Вот дагестанские будни, уходящие почти в монохром, эпичные, словно фрески и переданные Ростиславом Барто с лаконичной нежностью. Барто говорил, что ему «ближе художники исповедующиеся, а не поучающие». В 1933-м стараниями жены наркома просвещения (саму ее с мужем репрессируют спустя несколько лет) его московскую выставку с дагестанскими вещами закрыли, срочно начав прессовать за формализм, так что его первый персональный показ прошел в 1978 году, посмертно. А вот нервные, как экспрессионизм, эпизоды Страстей Христа, написанные бывшим членом «Маковца» Сергеем Романовичем в 1960-х.

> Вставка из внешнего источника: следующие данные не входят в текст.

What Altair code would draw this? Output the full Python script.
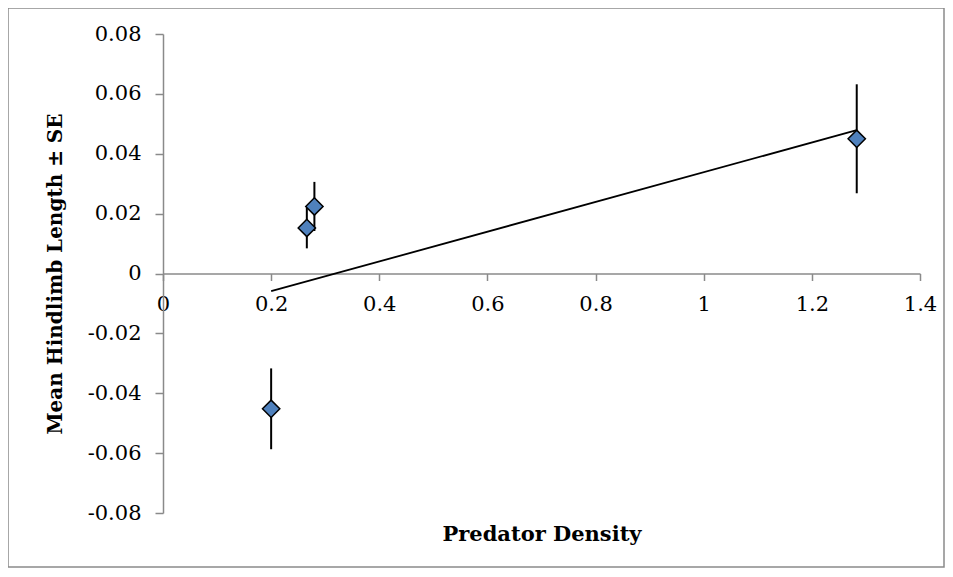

«Тюрьма, прокурор и ссылка сделали из меня настоящего художника», – слова ученицы Фалька Евы Левиной-Розенгольц, в 1949-м сосланной в Сибирь, страшно современно звучат в разные времена. Из того, что она писала прежде, в Новом Иерусалиме показывают кухарку 1920-х, обычную для той поры – качественную цветом, но в целом проходную живопись. Послелагерные, конца 1950–1960-х, монохромные графические циклы «Люди» («Рембрандтовская серия») и «Небо» открывают другое измерение с иной системой координат. Взвинченность линий и наплывы отмывок тушью не внешне, а психологически транслируют и хрупкость, и неизбывность.